Print, word for word, every line from the beginning of the listing up to and including the line with "from matplotlib.lines import Line2D". Pictures are to be excluded.

━━━━━ Materials provided

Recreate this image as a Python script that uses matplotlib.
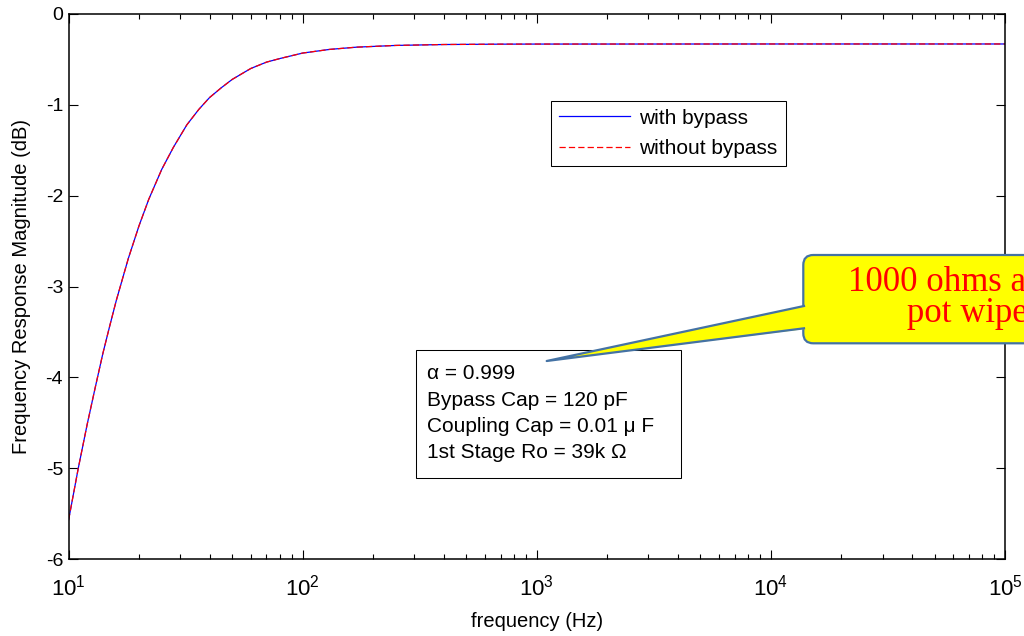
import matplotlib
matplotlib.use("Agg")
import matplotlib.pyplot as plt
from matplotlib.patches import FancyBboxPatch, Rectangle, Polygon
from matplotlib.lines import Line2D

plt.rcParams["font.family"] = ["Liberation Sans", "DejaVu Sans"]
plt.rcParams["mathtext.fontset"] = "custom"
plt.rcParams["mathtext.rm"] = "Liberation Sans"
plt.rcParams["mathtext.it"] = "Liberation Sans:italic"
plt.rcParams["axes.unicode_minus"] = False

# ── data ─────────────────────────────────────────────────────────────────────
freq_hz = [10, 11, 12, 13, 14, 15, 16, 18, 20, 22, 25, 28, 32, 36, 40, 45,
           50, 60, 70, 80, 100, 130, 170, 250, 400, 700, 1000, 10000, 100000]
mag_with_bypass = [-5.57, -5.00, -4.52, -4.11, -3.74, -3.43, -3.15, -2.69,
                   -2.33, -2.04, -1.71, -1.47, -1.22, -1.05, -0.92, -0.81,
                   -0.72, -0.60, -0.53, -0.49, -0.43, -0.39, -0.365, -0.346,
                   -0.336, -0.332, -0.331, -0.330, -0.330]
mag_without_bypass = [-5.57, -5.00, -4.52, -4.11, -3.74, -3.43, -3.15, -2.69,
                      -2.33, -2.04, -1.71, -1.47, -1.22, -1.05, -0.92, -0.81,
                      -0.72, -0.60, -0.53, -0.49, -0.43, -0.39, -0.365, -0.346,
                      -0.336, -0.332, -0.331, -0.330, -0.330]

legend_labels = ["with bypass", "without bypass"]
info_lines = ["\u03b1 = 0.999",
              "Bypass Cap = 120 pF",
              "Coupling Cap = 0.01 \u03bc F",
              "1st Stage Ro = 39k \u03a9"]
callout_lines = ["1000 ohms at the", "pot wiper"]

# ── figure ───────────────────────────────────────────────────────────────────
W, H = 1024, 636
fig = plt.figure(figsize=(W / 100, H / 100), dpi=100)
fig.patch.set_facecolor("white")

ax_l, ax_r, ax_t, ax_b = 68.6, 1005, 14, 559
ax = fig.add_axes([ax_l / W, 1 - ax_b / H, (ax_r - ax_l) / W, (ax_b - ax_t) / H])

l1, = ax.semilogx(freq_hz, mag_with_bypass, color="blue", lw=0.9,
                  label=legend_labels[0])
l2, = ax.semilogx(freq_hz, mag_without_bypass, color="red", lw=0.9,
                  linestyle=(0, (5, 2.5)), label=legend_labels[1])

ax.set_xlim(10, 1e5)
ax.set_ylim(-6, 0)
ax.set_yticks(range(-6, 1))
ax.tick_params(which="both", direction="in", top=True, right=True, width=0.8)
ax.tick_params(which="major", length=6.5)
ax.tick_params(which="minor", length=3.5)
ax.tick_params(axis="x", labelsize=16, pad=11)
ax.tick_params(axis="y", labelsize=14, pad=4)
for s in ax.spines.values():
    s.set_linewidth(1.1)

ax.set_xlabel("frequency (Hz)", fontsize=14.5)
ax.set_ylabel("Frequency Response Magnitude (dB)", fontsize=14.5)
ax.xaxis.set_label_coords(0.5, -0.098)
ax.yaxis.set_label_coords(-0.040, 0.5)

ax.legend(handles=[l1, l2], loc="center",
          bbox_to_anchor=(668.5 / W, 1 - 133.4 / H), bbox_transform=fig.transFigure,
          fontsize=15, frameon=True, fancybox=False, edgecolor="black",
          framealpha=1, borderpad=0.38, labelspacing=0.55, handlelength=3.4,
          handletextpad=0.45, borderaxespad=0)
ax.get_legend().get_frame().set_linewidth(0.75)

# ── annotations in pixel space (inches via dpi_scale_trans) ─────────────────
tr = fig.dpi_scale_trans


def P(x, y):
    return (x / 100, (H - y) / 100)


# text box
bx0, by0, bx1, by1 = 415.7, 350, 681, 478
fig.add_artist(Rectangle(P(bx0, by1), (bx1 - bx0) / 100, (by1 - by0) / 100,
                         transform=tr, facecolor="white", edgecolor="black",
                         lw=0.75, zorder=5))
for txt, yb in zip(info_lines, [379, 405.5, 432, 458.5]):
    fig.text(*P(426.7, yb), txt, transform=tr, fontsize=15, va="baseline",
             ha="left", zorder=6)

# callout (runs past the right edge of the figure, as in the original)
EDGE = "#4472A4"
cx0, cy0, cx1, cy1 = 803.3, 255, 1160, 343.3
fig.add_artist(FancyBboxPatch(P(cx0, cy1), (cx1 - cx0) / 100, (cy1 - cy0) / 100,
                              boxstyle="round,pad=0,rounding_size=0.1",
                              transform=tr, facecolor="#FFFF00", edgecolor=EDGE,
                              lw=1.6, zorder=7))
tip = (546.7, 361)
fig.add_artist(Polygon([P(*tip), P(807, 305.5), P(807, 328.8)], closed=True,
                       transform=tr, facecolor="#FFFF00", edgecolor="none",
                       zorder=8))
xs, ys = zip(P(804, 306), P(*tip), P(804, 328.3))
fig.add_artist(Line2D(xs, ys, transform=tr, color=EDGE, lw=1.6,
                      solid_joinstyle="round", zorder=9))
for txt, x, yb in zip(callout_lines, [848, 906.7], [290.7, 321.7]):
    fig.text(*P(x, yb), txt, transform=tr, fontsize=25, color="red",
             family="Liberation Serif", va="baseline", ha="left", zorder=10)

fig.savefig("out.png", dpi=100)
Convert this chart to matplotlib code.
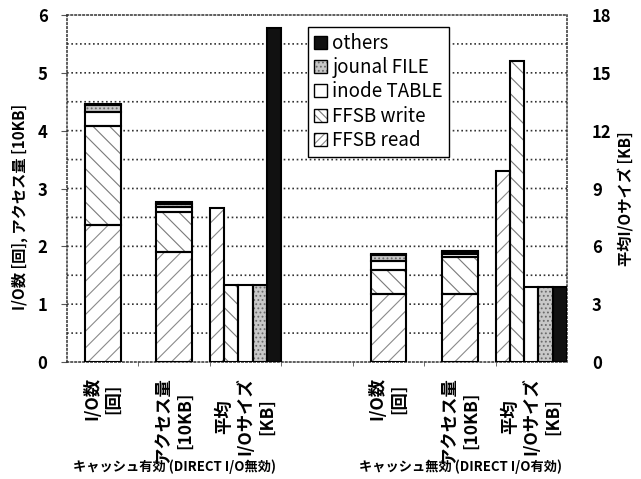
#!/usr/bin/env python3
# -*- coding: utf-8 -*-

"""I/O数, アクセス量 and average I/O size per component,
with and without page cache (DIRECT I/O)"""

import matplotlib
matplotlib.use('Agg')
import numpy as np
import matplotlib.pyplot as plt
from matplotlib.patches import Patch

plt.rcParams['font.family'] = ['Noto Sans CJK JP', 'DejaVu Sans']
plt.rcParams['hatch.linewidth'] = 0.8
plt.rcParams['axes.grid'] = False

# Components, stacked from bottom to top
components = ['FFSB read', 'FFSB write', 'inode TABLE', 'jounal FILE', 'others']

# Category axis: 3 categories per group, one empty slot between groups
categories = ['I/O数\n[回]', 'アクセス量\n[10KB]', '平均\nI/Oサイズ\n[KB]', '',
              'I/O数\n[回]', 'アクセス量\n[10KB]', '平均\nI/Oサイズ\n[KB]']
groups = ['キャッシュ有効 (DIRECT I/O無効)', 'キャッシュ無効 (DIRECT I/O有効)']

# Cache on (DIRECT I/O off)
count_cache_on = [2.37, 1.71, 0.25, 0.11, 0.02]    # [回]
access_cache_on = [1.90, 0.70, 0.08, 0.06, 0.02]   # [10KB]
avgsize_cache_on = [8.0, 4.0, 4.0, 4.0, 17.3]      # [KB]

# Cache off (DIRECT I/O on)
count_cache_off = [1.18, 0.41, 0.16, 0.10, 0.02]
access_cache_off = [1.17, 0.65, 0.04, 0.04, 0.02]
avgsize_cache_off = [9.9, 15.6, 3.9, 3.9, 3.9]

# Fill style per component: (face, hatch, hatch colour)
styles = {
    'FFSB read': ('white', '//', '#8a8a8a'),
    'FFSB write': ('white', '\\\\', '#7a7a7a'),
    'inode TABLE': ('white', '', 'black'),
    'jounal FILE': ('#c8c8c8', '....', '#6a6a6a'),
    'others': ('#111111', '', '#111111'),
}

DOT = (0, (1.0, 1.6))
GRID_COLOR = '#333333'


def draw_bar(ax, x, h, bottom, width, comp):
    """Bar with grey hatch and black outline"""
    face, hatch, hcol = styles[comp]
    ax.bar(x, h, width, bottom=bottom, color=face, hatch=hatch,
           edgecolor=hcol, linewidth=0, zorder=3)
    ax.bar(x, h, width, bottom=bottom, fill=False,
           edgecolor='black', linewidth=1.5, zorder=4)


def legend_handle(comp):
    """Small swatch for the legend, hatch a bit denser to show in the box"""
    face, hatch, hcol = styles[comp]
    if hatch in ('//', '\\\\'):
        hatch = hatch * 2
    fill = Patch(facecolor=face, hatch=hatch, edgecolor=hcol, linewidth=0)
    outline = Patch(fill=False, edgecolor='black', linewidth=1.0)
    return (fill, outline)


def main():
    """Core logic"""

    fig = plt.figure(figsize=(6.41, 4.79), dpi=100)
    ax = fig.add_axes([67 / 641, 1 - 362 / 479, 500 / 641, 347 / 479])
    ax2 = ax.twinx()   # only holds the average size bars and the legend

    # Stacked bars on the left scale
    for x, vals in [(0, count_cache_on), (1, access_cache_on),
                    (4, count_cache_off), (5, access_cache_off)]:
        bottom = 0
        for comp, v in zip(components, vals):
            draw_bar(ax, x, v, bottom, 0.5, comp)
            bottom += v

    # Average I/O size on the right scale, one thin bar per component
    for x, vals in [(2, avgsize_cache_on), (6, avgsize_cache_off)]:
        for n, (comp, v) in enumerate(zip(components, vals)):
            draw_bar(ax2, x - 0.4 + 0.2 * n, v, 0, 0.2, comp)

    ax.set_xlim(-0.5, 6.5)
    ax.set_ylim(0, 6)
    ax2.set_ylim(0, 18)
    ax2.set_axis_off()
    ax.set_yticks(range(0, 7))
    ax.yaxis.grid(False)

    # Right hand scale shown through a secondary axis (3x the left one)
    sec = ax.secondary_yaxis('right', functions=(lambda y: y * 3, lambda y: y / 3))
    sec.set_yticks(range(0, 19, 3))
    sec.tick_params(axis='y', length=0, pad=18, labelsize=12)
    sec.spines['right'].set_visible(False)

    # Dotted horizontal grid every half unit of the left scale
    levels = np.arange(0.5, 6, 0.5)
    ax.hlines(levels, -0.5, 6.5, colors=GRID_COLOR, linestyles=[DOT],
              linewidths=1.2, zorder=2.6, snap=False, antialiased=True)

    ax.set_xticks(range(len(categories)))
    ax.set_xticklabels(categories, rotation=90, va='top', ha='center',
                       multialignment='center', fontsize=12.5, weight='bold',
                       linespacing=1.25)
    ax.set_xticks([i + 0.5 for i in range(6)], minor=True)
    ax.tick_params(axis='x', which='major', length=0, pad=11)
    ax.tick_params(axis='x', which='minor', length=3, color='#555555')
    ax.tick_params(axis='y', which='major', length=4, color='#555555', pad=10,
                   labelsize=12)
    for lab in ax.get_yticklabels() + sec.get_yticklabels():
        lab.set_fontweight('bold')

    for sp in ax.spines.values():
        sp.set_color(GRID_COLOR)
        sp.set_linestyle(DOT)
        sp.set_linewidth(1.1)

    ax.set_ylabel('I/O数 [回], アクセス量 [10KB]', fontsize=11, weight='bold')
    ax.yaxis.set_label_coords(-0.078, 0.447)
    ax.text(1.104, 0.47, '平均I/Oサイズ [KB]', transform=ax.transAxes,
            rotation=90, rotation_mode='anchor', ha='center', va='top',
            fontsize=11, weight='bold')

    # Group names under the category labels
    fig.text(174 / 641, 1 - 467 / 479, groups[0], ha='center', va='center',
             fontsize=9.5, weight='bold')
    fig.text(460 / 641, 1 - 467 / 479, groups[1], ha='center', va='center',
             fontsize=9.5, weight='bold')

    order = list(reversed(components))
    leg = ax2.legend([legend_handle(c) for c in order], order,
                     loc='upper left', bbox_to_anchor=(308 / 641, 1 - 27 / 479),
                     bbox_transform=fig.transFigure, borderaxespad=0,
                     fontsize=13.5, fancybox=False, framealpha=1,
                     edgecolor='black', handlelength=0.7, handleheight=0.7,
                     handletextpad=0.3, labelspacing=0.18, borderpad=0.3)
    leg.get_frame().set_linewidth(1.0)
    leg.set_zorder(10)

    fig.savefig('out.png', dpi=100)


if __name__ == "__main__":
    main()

━━━━━━━━━━

Task output:
Recreate this image as a Python script that uses matplotlib.
import matplotlib
matplotlib.use("Agg")
import matplotlib.pyplot as plt
from matplotlib.patches import FancyBboxPatch, Rectangle, Polygon
from matplotlib.lines import Line2D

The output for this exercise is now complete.